The line got longer and longer. Finally a boarding call was made, along with an announcement that we would be boarding from a gate on the opposite side of the concourse to the one we'd been waiting at. The crowd turned and headed for the new gate. I had Rae by one hand and was pulling a suitcase on wheels in the other, with duffle bags and a purse hanging from my shoulders. "Keep up with me," I yelled to Leah, and took off at a run, in order not to lose my spot at the head of the line.
"Mum!" said Leah, with some urgency.
"Not now, Leah," I snapped. "Just keep up with me."
"But Mum...."
"Leah, no talking. Running."
"But Mum, Rachel's fallen down."
I stopped and looked down. Sure enough, I'd pulled her off her feet and she was lying face down on the floor, crying. I was so concerned with getting a good seat, and was already carrying so much weight, that I didn't even notice that I was was dragging her across the wide marble floor, practically dislocating her shoulder in the process. Uh, yeah, Mother fail.

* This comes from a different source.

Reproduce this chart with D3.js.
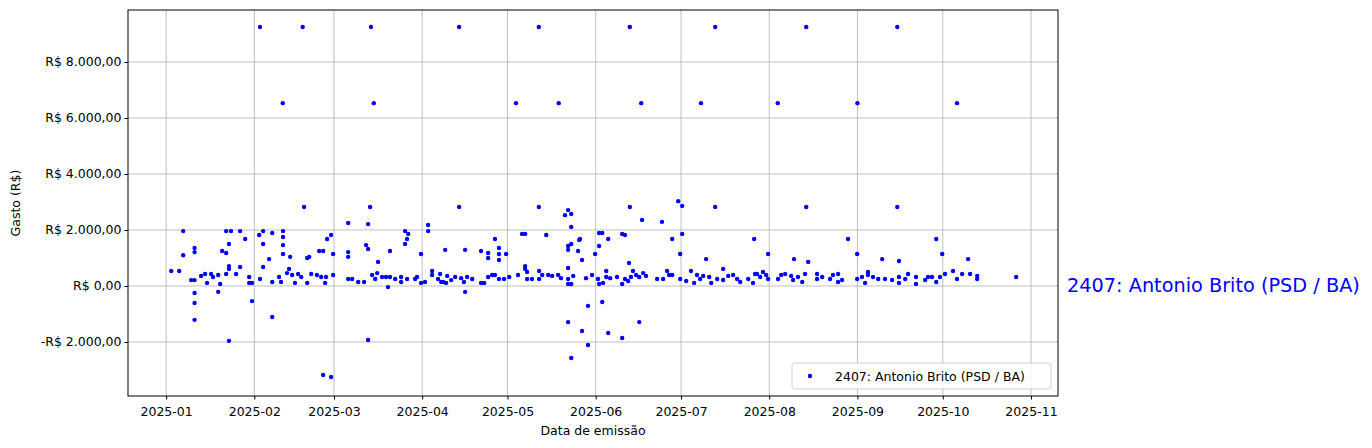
<!DOCTYPE html>
<html><head><meta charset="utf-8">
<script src="https://cdn.jsdelivr.net/npm/d3@7"></script>
<style>body{margin:0;background:#fff;font-family:"DejaVu Sans",sans-serif}</style>
</head><body><svg id="c" width="1372" height="448"></svg>
<script>
const serie = "2407: Antonio Brito (PSD / BA)";
const yTicks = [-2000,0,2000,4000,6000,8000];
const xTicks = ["2025-01","2025-02","2025-03","2025-04","2025-05","2025-06","2025-07","2025-08","2025-09","2025-10","2025-11"];
// [dias desde 2025-01-01, valor R$]
const pontos = [
[33,9250],[48,9250],[72,9250],[103,9250],[131,9250],[163,9250],[193,9250],[225,9250],[257,9250],
[41,6530],[73,6530],[123,6530],[138,6530],[167,6530],[188,6530],[215,6530],[243,6530],[278,6530],
[103,2820],[131,2820],[163,2820],[193,2820],[225,2820],[257,2820],
[1.8,535],[4.6,535],[8.8,210],[10,210],[6,1960],[6,1100],[10,1360],[10,1210],[10,-250],[10,-610],[10,-1210],[12.3,360],[13.7,430],[14.4,110],[15.8,430],[16.5,320],[18.3,390],[18.3,-210],[19,70],[19.7,1250],[21.1,1180],[21.1,430],[22.1,1500],[22.1,710],[22.1,610],[22.1,-1960],[21.1,1960],[22.8,1960],[24.6,430],[26,1960],[26,680],[27.8,1680],[29.2,320],[29.2,110],[30.2,110],[30.2,-540],[32.7,1820],[33,250],[34.1,1960],[34.1,1500],[34.1,680],[36.2,960],[37.3,1890],[37.3,140],[37.3,-1110],[39.7,320],[40.4,140],[41.1,1960],[41.1,1750],[41.1,1460],[41.1,1140],[42.5,460],[43.2,610],[43.6,1040],[44.3,390],[45.3,110],[46.4,430],[47.5,320],[48.5,2820],[49.6,1000],[50.3,1040],[49.6,110],[51,430],[53,390],[53.8,1250],[55.2,1250],[55.2,-3180],[54.5,320],[56.2,320],[55.9,110],[56.6,1680],[58,1820],[58,-3250],[58.7,1140],[58.7,390],[64,2250],[64,1210],[64,1040],[64,250],[65.4,250],[67.5,140],[69.6,140],[70.3,1460],[71,2210],[71,1320],[71,-1930],[71.7,2820],[72.4,390],[73.5,250],[74.2,460],[74.5,860],[75.9,320],[77.3,320],[78,-40],[78.7,1250],[78.7,320],[80.5,250],[82.6,320],[82.6,140],[84,1960],[84.7,1680],[84,1500],[85.1,1860],[84.7,250],[87.5,250],[88.2,320],[89.6,1140],[89.6,110],[91,140],[92.1,2180],[92.1,1960],[93.5,535],[93.5,390],[95.6,250],[96.7,140],[98.1,1290],[98.4,110],
[96.3,430],[97.4,140],[98.8,360],[100.2,210],[101.6,320],[103.7,280],[104.7,140],[105.1,1290],[105.1,-210],[105.8,320],[107.6,250],[110.7,1250],[110.7,110],[111.8,110],[113.2,1180],[113.2,1000],[113.2,320],[114.6,390],[115.6,1680],[115.6,390],[117,1360],[117,1140],[117,930],[117,250],[118.8,250],[119.5,1140],[120.6,320],[123.7,390],[125.1,1860],[126.2,1860],[126.2,710],[126.2,610],[126.9,500],[126.9,250],[128.6,250],[131.1,535],[131.1,250],[132.2,390],[133.6,1820],[134.3,390],[135.7,360],[137.8,390],[138.8,280],[140.2,2530],[141.3,2710],[142.4,2570],[142.4,2110],[141.3,1430],[141.3,1290],[142.4,1500],[141.3,640],[141.3,250],[141.3,70],[142.4,70],[143.1,360],[141.3,-1290],[142.4,-2570],[144.8,1250],[145.2,1640],[145.5,1680],[146.2,930],[146.2,-1610],[148.3,-710],[148.3,-2110],[147.6,280],[149.7,390],[150.8,1140],[151.8,250],[152.2,1890],[153.3,1890],[152.2,1430],[152.2,70],[153.3,-570],[153.6,110],[154.7,535],[154.7,320],[155.4,1680],[155.4,-1680],[156.1,280],[158.5,320],[160.3,1860],[161.3,1820],[160.3,70],[160.3,-1860],[161.3,250],[162.4,180],[162.7,820],[163.4,320],[164.1,535],[165.2,390],[166.3,-1290],[166.3,320],[167.3,2360],[167.7,460],[168.7,360],[172.6,250],[174.3,2290],[174.7,250],[176.1,535],[176.8,390],[177.9,1680],[177.9,390],[180,3030],[180.7,1140],[180.7,250],[181.4,2860],[181.4,1860],[182.8,180],[184.5,535],[185.6,110],[186.6,390],[187.7,250],[188.8,360],[189.8,960],[190.9,320],[191.6,110],[193.7,250],[195.8,610],[195.8,214],[197.6,360],[199.3,390],[200.7,250],[201.8,140],[204.6,250],[206.3,110],[206.7,1680],[207,430],
[207.7,430],[208.8,320],[209.8,500],[210.9,390],[211.6,1140],[211.6,250],[215.1,250],[216.2,390],[217.6,430],[219.7,360],[220.4,214],[220.7,960],[222.1,320],[223.6,140],[224.6,430],[225.7,860],[228.8,430],[228.8,250],[230.6,320],[233.4,250],[234.4,390],[236.2,430],[236.2,140],[237.6,214],[239.7,1680],[242.9,1140],[242.9,250],[244.6,320],[245.7,110],[246.7,500],[246.7,390],[248.5,320],[250.3,250],[251.7,960],[252.7,250],[255.2,214],[257.6,890],[257.6,320],[257.6,110],[259.8,250],[260.8,430],[263.6,320],[263.6,70],[266.8,214],[267.8,320],[269.2,320],[270.7,1680],[270.7,140],[272,320],[272.8,1140],[273.8,430],[276.6,535],[278,250],[279.8,430],[281.9,960],[282.6,430],[285.1,360],[285.1,250],[298.8,320]
];
const base = Date.UTC(2025,0,1);
const toDate = d => new Date(base + d*864e5);
const L=128,R=1058,T=10,B=396;
const x = d3.scaleUtc().domain([toDate(-13.4), toDate(313.5)]).range([L,R]);
const y = d3.scaleLinear().domain([-3929, 9857]).range([B,T]);
const svg = d3.select("#c");
const fmtNum = v => { const s = d3.format(",.2f")(Math.abs(v)).replace(/,/g,"#").replace(".",",").replace(/#/g,"."); return (v<0?"-":"")+"R$ "+s; };
const xt = xTicks.map(s => new Date(Date.UTC(+s.slice(0,4), +s.slice(5)-1, 1)));
const g = svg.append("g");
g.selectAll(".gx").data(xt).enter().append("line").attr("x1",d=>x(d)).attr("x2",d=>x(d)).attr("y1",T).attr("y2",B).attr("stroke","#b0b0b0").attr("stroke-width",0.8);
g.selectAll(".gy").data(yTicks).enter().append("line").attr("y1",d=>y(d)).attr("y2",d=>y(d)).attr("x1",L).attr("x2",R).attr("stroke","#b0b0b0").attr("stroke-width",0.8);
svg.append("g").selectAll("circle").data(pontos).enter().append("circle")
  .attr("cx",d=>x(toDate(d[0]))).attr("cy",d=>y(d[1])).attr("r",2.2).attr("fill","#0000ff");
const xa = svg.append("g").attr("transform",`translate(0,${B})`).call(d3.axisBottom(x).tickValues(xt).tickFormat((d,i)=>xTicks[i]).tickSize(3.5).tickSizeOuter(0));
const ya = svg.append("g").attr("transform",`translate(${L},0)`).call(d3.axisLeft(y).tickValues(yTicks).tickFormat(fmtNum).tickSize(3.5).tickSizeOuter(0));
[xa,ya].forEach(a=>{a.selectAll("text").attr("font-size",12.5).attr("fill","#000").style("font-family","DejaVu Sans");a.selectAll("line").attr("stroke","#000");a.select(".domain").remove();});
xa.selectAll("text").attr("dy","1.1em");
svg.append("rect").attr("x",L).attr("y",T).attr("width",R-L).attr("height",B-T).attr("fill","none").attr("stroke","#000").attr("stroke-width",1);
svg.append("text").attr("x",(L+R)/2).attr("y",435).attr("text-anchor","middle").attr("font-size",12.5).text("Data de emissão");
svg.append("text").attr("transform",`translate(20,${(T+B)/2}) rotate(-90)`).attr("text-anchor","middle").attr("font-size",12.5).text("Gasto (R$)");
svg.append("text").attr("x",1067).attr("y",292).attr("font-size",19.3).attr("fill","#0000ff").text(serie);
const lg = svg.append("g");
lg.append("rect").attr("x",792).attr("y",363).attr("width",259).attr("height",26).attr("rx",3).attr("fill","#fff").attr("fill-opacity",0.8).attr("stroke","#d0d0d0");
lg.append("circle").attr("cx",810).attr("cy",376).attr("r",2.2).attr("fill","#0000ff");
lg.append("text").attr("x",835).attr("y",381).attr("font-size",12.5).text(serie);
</script></body></html>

She still brings these up occasionally, to try to make me feel sorry for her. It almost never works. I just remind her of the time she wandered away from me at the Carp Farmers' Market when she was three years old and scared five years off my life.

 I figure we're even.

1 comment:

  1. I'd actually be surprised if Rae has yet to forgive you for the Christmas concert. ;-)

    Luckily, you are a great mum, so I know that there are more Best. Days. Ever. than there are Worst. Days. Ever.